For more information, see MySQL documentation.

Parameters

Parameter

Description

outfile_path

The file directory on OSS. It contains the following parts:

  • The OSS server information, which identifies the current OSS bucket and the basic path. For more information, see Use OSS foreign tables to access OSS data.

  • The path of the current task (optional).

  • The name of the exported file.

The preceding three parts are separated with forward slashes (/). A single path of the current task can contain multiple forward slashes (/), indicating that a multi-level path is used. After a file is uploaded to OSS, the complete path is: the OSS server path + the path of the current task.

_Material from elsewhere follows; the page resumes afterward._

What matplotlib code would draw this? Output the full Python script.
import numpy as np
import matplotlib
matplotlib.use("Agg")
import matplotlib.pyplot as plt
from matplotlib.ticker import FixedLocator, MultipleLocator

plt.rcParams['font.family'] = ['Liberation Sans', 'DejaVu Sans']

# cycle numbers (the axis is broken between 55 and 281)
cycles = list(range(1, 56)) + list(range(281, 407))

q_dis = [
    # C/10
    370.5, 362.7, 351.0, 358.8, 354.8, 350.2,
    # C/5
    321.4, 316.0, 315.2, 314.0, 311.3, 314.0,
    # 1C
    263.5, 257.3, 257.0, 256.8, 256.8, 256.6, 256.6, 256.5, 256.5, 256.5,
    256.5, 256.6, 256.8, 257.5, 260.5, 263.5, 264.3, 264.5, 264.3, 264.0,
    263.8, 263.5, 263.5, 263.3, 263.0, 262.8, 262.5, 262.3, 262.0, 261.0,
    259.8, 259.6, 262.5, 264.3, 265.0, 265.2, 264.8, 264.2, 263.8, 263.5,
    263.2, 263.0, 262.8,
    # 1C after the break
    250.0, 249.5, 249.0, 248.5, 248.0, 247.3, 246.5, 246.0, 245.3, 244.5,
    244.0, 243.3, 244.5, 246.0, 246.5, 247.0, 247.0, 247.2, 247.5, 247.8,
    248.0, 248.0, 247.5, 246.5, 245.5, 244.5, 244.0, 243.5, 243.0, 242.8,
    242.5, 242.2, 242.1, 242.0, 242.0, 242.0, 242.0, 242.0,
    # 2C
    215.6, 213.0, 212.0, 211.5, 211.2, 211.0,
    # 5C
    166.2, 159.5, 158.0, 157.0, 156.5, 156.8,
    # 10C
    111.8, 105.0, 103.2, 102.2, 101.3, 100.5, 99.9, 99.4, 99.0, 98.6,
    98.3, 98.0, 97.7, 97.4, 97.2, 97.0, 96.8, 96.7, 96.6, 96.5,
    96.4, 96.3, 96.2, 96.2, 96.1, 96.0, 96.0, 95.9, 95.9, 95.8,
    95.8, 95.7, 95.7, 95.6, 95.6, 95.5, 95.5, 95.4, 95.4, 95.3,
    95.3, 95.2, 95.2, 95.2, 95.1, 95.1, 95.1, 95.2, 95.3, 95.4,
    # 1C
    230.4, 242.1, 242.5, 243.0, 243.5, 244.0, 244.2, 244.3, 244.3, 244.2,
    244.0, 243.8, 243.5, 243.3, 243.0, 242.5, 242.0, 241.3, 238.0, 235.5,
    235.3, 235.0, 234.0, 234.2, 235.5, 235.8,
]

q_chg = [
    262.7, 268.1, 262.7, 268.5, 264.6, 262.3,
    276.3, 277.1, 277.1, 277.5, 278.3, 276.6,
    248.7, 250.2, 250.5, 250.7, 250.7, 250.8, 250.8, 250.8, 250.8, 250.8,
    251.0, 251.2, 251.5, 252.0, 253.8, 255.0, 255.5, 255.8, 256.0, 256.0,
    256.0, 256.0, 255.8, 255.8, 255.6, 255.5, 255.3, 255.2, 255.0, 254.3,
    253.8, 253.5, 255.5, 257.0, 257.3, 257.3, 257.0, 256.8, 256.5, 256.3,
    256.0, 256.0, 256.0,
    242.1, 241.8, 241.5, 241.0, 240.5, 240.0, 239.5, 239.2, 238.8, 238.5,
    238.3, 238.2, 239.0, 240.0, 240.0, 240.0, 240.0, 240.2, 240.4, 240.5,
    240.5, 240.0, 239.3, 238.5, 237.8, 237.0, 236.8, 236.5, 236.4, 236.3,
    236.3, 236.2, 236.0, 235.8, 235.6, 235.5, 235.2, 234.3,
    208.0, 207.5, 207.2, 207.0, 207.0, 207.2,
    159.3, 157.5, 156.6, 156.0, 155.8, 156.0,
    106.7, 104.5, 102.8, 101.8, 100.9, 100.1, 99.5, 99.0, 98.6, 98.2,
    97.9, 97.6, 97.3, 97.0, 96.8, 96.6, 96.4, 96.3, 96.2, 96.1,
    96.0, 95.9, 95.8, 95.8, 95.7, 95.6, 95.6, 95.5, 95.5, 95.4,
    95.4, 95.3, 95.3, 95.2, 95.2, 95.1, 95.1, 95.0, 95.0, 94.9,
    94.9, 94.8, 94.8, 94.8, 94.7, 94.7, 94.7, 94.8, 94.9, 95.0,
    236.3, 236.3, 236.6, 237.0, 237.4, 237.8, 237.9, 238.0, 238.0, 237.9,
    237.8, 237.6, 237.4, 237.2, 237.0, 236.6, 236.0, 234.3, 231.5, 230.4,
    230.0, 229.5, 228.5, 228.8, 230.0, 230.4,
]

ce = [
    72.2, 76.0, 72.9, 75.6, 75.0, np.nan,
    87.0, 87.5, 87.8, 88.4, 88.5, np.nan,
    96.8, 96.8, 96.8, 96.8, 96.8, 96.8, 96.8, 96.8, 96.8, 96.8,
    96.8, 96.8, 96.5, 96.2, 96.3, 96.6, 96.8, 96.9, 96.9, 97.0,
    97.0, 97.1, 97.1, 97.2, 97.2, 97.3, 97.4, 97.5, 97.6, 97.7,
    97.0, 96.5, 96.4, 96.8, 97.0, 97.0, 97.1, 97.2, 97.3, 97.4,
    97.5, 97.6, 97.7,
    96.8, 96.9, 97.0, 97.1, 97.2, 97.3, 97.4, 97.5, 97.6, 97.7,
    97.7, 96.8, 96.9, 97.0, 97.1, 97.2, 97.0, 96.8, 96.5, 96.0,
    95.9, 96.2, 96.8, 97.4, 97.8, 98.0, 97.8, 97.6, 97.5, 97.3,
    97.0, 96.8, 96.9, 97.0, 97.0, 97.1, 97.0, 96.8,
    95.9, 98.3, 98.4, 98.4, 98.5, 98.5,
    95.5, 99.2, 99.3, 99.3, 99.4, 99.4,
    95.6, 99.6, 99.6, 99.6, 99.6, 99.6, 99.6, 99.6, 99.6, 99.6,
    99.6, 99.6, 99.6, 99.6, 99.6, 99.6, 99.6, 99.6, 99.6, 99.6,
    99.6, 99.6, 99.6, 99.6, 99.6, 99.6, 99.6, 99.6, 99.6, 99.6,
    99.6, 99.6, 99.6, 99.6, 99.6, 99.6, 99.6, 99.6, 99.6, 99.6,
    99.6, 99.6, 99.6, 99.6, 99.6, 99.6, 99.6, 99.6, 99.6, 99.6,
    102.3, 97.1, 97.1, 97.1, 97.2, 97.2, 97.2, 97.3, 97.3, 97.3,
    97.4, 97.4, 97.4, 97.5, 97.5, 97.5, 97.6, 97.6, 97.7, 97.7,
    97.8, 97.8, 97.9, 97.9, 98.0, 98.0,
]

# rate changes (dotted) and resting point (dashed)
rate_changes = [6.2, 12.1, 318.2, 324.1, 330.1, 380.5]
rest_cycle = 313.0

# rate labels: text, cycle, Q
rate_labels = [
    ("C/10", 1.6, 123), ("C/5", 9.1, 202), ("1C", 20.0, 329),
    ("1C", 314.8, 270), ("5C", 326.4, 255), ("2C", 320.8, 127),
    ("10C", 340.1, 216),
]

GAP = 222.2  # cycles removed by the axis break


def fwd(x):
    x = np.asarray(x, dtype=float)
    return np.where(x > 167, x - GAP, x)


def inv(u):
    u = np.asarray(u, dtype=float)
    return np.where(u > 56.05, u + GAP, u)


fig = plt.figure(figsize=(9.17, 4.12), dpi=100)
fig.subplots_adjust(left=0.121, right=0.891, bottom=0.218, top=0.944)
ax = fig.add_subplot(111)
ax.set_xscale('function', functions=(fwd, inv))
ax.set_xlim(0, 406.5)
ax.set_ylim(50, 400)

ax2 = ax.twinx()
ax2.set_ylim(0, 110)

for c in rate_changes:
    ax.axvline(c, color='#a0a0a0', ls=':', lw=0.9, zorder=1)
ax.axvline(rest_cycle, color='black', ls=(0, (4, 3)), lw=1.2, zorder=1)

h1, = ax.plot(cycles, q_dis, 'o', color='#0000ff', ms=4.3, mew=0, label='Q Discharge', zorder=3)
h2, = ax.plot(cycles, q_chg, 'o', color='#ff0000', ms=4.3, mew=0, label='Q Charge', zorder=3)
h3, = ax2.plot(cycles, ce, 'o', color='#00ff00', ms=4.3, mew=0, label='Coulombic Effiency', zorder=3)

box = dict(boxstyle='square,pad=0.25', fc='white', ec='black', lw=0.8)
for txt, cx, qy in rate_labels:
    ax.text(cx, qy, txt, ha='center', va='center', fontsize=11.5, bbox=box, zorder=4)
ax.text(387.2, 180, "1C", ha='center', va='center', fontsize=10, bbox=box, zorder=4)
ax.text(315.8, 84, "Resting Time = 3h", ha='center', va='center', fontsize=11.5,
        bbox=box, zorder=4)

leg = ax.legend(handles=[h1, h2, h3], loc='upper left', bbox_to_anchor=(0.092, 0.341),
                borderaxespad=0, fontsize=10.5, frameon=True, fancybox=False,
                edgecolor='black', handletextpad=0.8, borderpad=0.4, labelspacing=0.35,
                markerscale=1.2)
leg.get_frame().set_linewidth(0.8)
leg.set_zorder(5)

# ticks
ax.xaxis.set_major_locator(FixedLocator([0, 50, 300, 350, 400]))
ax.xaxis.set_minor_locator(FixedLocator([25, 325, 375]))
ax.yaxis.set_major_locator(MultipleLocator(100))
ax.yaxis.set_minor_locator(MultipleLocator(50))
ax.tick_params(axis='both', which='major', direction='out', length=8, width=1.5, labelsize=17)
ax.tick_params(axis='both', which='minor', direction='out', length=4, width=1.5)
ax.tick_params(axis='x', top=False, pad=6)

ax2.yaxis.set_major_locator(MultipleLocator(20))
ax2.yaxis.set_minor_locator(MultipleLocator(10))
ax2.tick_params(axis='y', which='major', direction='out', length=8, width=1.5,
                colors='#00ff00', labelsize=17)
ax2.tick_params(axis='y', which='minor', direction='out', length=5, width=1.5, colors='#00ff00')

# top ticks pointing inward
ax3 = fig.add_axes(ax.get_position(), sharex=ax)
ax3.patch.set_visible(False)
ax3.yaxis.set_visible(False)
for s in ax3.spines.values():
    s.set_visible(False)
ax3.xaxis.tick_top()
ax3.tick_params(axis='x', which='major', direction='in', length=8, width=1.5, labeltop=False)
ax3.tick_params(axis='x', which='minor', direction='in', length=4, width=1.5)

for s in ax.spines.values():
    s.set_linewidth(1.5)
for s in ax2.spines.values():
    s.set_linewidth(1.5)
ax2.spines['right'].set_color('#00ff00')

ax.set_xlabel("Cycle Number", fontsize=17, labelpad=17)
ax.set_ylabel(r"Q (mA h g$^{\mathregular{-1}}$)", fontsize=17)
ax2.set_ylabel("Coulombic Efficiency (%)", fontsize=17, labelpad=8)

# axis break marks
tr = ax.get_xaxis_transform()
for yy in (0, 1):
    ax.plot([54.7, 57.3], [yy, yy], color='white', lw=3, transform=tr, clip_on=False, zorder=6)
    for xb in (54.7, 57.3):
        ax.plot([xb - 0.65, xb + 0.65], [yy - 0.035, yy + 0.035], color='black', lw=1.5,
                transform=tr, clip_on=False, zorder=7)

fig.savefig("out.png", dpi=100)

The name of the exported file must be included in outfile_path.

table_name

The name of the table from which you want to export data to OSS.

Examples

  1. Create an OSS server.

    CREATE SERVER outserver FOREIGN DATA WRAPPER oss OPTIONS ( EXTRA_SERVER_INFO '{"oss_endpoint": "oss-cn-zhangjiakou-internal.aliyuncs.com", "oss_bucket": "polardb", "oss_access_key_id": "*******", "oss_access_key_secret": "********", "oss_prefix":"B_outfile"}');
    Note

    Set oss_endpoint to an internal endpoint in the oss-{xxx}-internal.aliyuncs.com format.

  2. Export the local data file to OSS. In the following sample code, the file that is exported to OSS is oss://polardb/B_outfile/tpch/1t/parallel-lineitem.TXT, the bucket name is polardb, and the path of the file is B_outfile/tpch/1t/parallel-lineitem.TXT.

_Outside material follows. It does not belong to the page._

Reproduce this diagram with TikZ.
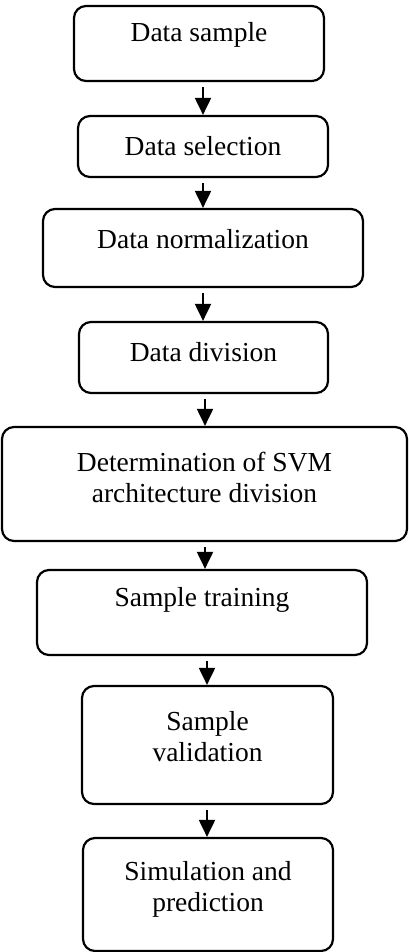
\documentclass[tikz,border=0pt]{standalone}
\usepackage{fontspec}
\setmainfont{Liberation Serif}
\usetikzlibrary{arrows.meta,positioning}
\tikzset{
  box/.style={draw=black,line width=2.2pt,rounded corners=12pt,inner sep=0pt},
  lbl/.style={align=center,inner sep=0pt,font=\fontsize{27.5}{31}\selectfont},
  ar/.style={-{Triangle[length=17pt,width=16pt]},line width=2pt}
}
\begin{document}
\begin{tikzpicture}[x=1pt,y=-1pt]
\useasboundingbox (0,0) rectangle (409,952);
% boxes
\node[box,minimum width=250pt,minimum height=75pt] (b1) at (199,43.5) {};
\node[box,minimum width=250pt,minimum height=61pt] (b2) at (203,146.5) {};
\node[box,minimum width=320pt,minimum height=78pt] (b3) at (203,248) {};
\node[box,minimum width=249pt,minimum height=71pt] (b4) at (203.5,357.5) {};
\node[box,minimum width=405pt,minimum height=114pt] (b5) at (204.5,484) {};
\node[box,minimum width=330pt,minimum height=85pt] (b6) at (202,612.5) {};
\node[box,minimum width=251pt,minimum height=118pt] (b7) at (207.5,745) {};
\node[box,minimum width=250pt,minimum height=113pt] (b8) at (208,894.5) {};
% texts
\node[lbl] (t1) at (199,35) {Data sample};
\node[lbl] (t2) at (203,146) {Data selection};
\node[lbl] (t3) at (203,239) {Data normalization};
\node[lbl] (t4) at (203.5,352) {Data division};
\node[lbl] (t5) at (204.5,477.5) {Determination of SVM\\architecture division};
\node[lbl] (t6) at (202,600) {Sample training};
\node[lbl] (t7) at (207.5,737) {Sample\\validation};
\node[lbl] (t8) at (208,889) {Simulation and\\prediction};
% arrows
\foreach \a/\b/\x in {b1/b2/203,b2/b3/203,b3/b4/203,b4/b5/205,b5/b6/205,b6/b7/207,b7/b8/207}{
  \coordinate (s) at (\x,0 |- \a.south);
  \draw[ar] ([yshift=-5pt]s) -- (s |- \b.north);
}
\end{tikzpicture}
\end{document}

    SELECT * FROM lineitem INTO OSSOUTFILE 'outserver/tpch/1t/parallel-lineitem.TXT' COLUMNS TERMINATED BY ',' OPTIONALLY ENCLOSED BY '"' NULL_MARKER BY 'NULL' LINES TERMINATED BY '\n';

    If the cluster version is PolarDB for MySQL 8.0.1.1.38 or later, you can execute the following statement to view the total memory size and the total number of threads that are occupied by the current export task in real time:

    • View the total memory size occupied by the export task in real time. Unit: bytes.

      SHOW STATUS LIKE "%Oss_outfile_memory_used%";
    • View the total number of threads occupied by the export task in real time.

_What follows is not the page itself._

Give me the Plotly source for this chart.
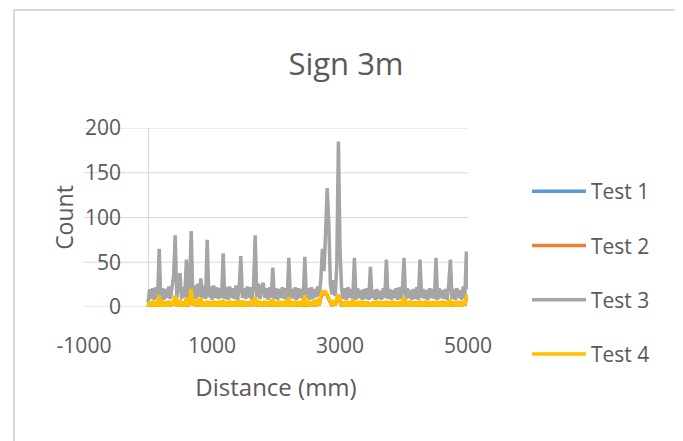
import plotly.graph_objects as go

# Distance sample positions (mm)
distance_mm = list(range(0, 5001, 25))

test3_counts = [
    5, 20, 9, 21, 8, 22, 10, 65, 9, 21,
    8, 20, 10, 23, 9, 22, 34, 80, 10, 24,
    38, 9, 22, 11, 53, 10, 25, 85, 12, 24,
    9, 26, 11, 32, 10, 24, 9, 75, 11, 23,
    8, 24, 10, 22, 9, 21, 10, 60, 9, 22,
    8, 23, 10, 21, 9, 24, 8, 22, 57, 10,
    21, 9, 23, 10, 22, 8, 24, 80, 11, 26,
    9, 22, 27, 10, 21, 8, 22, 10, 44, 9,
    21, 8, 20, 10, 22, 9, 21, 8, 55, 10,
    20, 9, 22, 8, 21, 10, 20, 9, 56, 10,
    21, 8, 22, 9, 20, 11, 23, 12, 30, 65,
    40, 83, 133, 93, 25, 14, 30, 12, 47, 185,
    65, 20, 9, 21, 8, 22, 10, 20, 9, 55,
    8, 21, 10, 19, 8, 20, 9, 21, 8, 45,
    10, 19, 8, 20, 9, 18, 8, 21, 10, 53,
    9, 20, 8, 19, 10, 21, 8, 22, 9, 20,
    55, 8, 21, 10, 19, 8, 20, 9, 22, 8,
    53, 10, 20, 9, 19, 8, 21, 10, 20, 9,
    55, 8, 21, 10, 19, 9, 20, 8, 26, 53,
    9, 20, 8, 21, 10, 19, 8, 23, 10, 62,
    20,
]

test4_counts = [
    0, 6, 1, 7, 0, 6, 1, 13, 0, 7,
    1, 6, 0, 7, 1, 6, 2, 13, 0, 6,
    7, 1, 6, 0, 10, 1, 7, 20, 2, 8,
    0, 9, 1, 10, 0, 6, 1, 7, 0, 6,
    1, 7, 0, 6, 1, 7, 0, 8, 1, 6,
    0, 7, 1, 6, 0, 7, 1, 6, 6, 0,
    7, 1, 6, 0, 7, 1, 6, 11, 1, 7,
    0, 6, 1, 7, 0, 6, 1, 7, 7, 0,
    6, 1, 7, 0, 6, 1, 7, 0, 11, 1,
    6, 0, 7, 1, 6, 0, 7, 1, 13, 1,
    7, 0, 6, 1, 8, 1, 9, 2, 12, 18,
    16, 17, 14, 10, 6, 1, 8, 2, 9, 14,
    8, 1, 6, 0, 7, 1, 6, 0, 7, 6,
    0, 6, 1, 7, 0, 6, 1, 6, 0, 5,
    1, 6, 0, 7, 1, 6, 0, 6, 1, 7,
    0, 6, 1, 7, 0, 6, 1, 6, 0, 7,
    11, 1, 6, 0, 7, 1, 6, 0, 6, 1,
    7, 0, 6, 1, 7, 0, 6, 1, 6, 0,
    7, 1, 6, 0, 7, 1, 6, 0, 6, 7,
    1, 6, 0, 7, 1, 6, 0, 7, 2, 12,
    13,
]

# Tests 1 and 2 lie underneath Tests 3 and 4 and are not visible in the reference
test1_counts = [
    0, 5, 1, 6, 0, 5, 1, 12, 0, 6,
    1, 5, 0, 6, 1, 5, 2, 12, 0, 5,
    6, 1, 5, 0, 9, 1, 6, 18, 2, 7,
    0, 8, 1, 9, 0, 5, 1, 6, 0, 5,
    1, 6, 0, 5, 1, 6, 0, 7, 1, 5,
    0, 6, 1, 5, 0, 6, 1, 5, 5, 0,
    6, 1, 5, 0, 6, 1, 5, 10, 1, 6,
    0, 5, 1, 6, 0, 5, 1, 6, 6, 0,
    5, 1, 6, 0, 5, 1, 6, 0, 10, 1,
    5, 0, 6, 1, 5, 0, 6, 1, 12, 1,
    6, 0, 5, 1, 7, 1, 8, 2, 11, 16,
    15, 16, 13, 9, 5, 1, 7, 2, 8, 13,
    7, 1, 5, 0, 6, 1, 5, 0, 6, 5,
    0, 5, 1, 6, 0, 5, 1, 5, 0, 4,
    1, 5, 0, 6, 1, 5, 0, 5, 1, 6,
    0, 5, 1, 6, 0, 5, 1, 5, 0, 6,
    10, 1, 5, 0, 6, 1, 5, 0, 5, 1,
    6, 0, 5, 1, 6, 0, 5, 1, 5, 0,
    6, 1, 5, 0, 6, 1, 5, 0, 5, 6,
    1, 5, 0, 6, 1, 5, 0, 6, 2, 11,
    12,
]

test2_counts = [
    0, 5, 1, 6, 0, 6, 1, 12, 0, 6,
    1, 6, 0, 6, 1, 6, 2, 12, 0, 6,
    6, 1, 6, 0, 9, 1, 6, 19, 2, 7,
    0, 8, 1, 9, 0, 6, 1, 6, 0, 6,
    1, 6, 0, 6, 1, 6, 0, 7, 1, 6,
    0, 6, 1, 6, 0, 6, 1, 6, 5, 0,
    6, 1, 6, 0, 6, 1, 6, 10, 1, 6,
    0, 6, 1, 6, 0, 6, 1, 6, 6, 0,
    6, 1, 6, 0, 6, 1, 6, 0, 10, 1,
    6, 0, 6, 1, 6, 0, 6, 1, 12, 1,
    6, 0, 6, 1, 7, 1, 8, 2, 11, 17,
    15, 16, 13, 9, 6, 1, 7, 2, 8, 13,
    7, 1, 6, 0, 6, 1, 6, 0, 6, 5,
    0, 6, 1, 6, 0, 6, 1, 6, 0, 5,
    1, 6, 0, 6, 1, 6, 0, 6, 1, 6,
    0, 6, 1, 6, 0, 6, 1, 6, 0, 6,
    10, 1, 6, 0, 6, 1, 6, 0, 6, 1,
    6, 0, 6, 1, 6, 0, 6, 1, 6, 0,
    6, 1, 6, 0, 6, 1, 6, 0, 6, 6,
    1, 6, 0, 6, 1, 6, 0, 6, 2, 11,
    12,
]

series_names = ["Test 1", "Test 2", "Test 3", "Test 4"]
series_values = [test1_counts, test2_counts, test3_counts, test4_counts]
series_colors = ["#5B9BD5", "#ED7D31", "#A5A5A5", "#FFC000"]

x_tick_values = [-1000, 1000, 3000, 5000]
x_tick_labels = ["-1000", "1000", "3000", "5000"]
y_tick_values = [0, 50, 100, 150, 200]

FONT = "Open Sans"
TXT = "#595959"
GRID = "#D9D9D9"

# the page body has an 8px margin; the figure is sized to fill the rest
OFF = 8
W, H = 683 - OFF, 441 - OFF
# plot area in page pixels
PL, PR, PT, PB = 84, 468, 128, 307
L, R, T, B = PL - OFF, PR - OFF, PT - OFF, PB - OFF


def px_x(page_x):
    return (page_x - PL) / (PR - PL)


def px_y(page_y):
    return (PB - page_y) / (PB - PT)


fig = go.Figure()
for name, vals, col in zip(series_names, series_values, series_colors):
    fig.add_trace(go.Scatter(
        x=distance_mm, y=vals, name=name, mode="lines",
        line=dict(color=col, width=3.5, simplify=False), legendgroup=name,
    ))

# horizontal gridlines spanning the whole plot area
for v in y_tick_values:
    fig.add_shape(type="line", xref="paper", yref="y", x0=0, x1=1, y0=v, y1=v,
                  line=dict(color=GRID, width=1), layer="below")

fig.update_layout(
    width=W, height=H,
    margin=dict(l=L, r=W - R, t=T, b=H - B, pad=0, autoexpand=False),
    paper_bgcolor="white", plot_bgcolor="white",
    font=dict(family=FONT, color=TXT),
    title=dict(text="Sign 3m", font=dict(size=31, color=TXT, family=FONT),
               x=(346 - OFF) / W, xanchor="center", xref="container",
               y=1 - (64 - OFF) / H, yanchor="middle", yref="container"),
    xaxis=dict(range=[-1000, 5000], tickvals=x_tick_values, ticktext=x_tick_labels,
               showgrid=False, showline=False, automargin=False,
               zeroline=True, zerolinecolor=GRID, zerolinewidth=1,
               ticks="", ticklabelstandoff=24,
               tickfont=dict(size=21, color=TXT),
               title=dict(text="Distance (mm)", font=dict(size=24, color=TXT), standoff=21)),
    yaxis=dict(range=[0, 200], tickvals=y_tick_values,
               anchor="free", position=1 / 6, automargin=False,
               showgrid=False, zeroline=False,
               showline=False, ticks="", ticklabelstandoff=27,
               tickfont=dict(size=21, color=TXT),
               title=dict(text="Count", font=dict(size=23, color=TXT), standoff=3)),
    legend=dict(x=px_x(527), xanchor="left", y=px_y(171), yanchor="top",
                font=dict(size=21, color=TXT), tracegroupgap=24,
                itemwidth=54, maxheight=400, bgcolor="rgba(0,0,0,0)"),
    showlegend=True,
)

# chart area border
fig.add_shape(type="rect", xref="paper", yref="paper",
              x0=px_x(14), x1=px_x(676), y0=px_y(445), y1=px_y(10),
              line=dict(color=GRID, width=2), fillcolor="rgba(0,0,0,0)", layer="below")

fig.write_html("out.html")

      SHOW STATUS LIKE "%Oss_outfile_threads_running%";
    Note

    When you connect to a cluster endpoint to execute an export task on a node, you can query information about memory resources used by the export statement only when you execute the SHOW STATUS statement on the same node.

Issues

If the ERROR 1086 (HY000): File 'xxxx' already exists error message is returned, a file with the same name already exists in the current OSS bucket.

You can resolve this issue in the following two ways:

  • Manually delete the existing file on OSS and execute the SELECT INTO OSSOUTFILE statement again.

  • Use the OSS_REPLACE_EXISTED_FILE() hint to forcibly overwrite the existing file. Example:

    SELECT /*+ OSS_REPLACE_EXISTED_FILE() */ * FROM lineitem INTO OSSOUTFILE 'outserver/tpch/1t/parallel-lineitem.TXT' COLUMNS TERMINATED BY '|@|' OPTIONALLY ENCLOSED BY '"' NULL_MARKER BY "" LINES TERMINATED BY '\n';
    Note
    • If you use the preceding hint, the existing file in OSS is forcibly overwritten. If you disable the OSS versioning feature, the overwritten file cannot be retrieved. Proceed with caution. For more information about how to enable the OSS versioning feature, see Overview.

    • To use hints, your PolarDB cluster must use one of the following versions:

      • A PolarDB for MySQL 8.0.2 cluster whose revision version is 8.0.2.2.9 or later.

      • A PolarDB for MySQL 8.0.1 cluster whose revision version is 8.0.1.1.31 or later.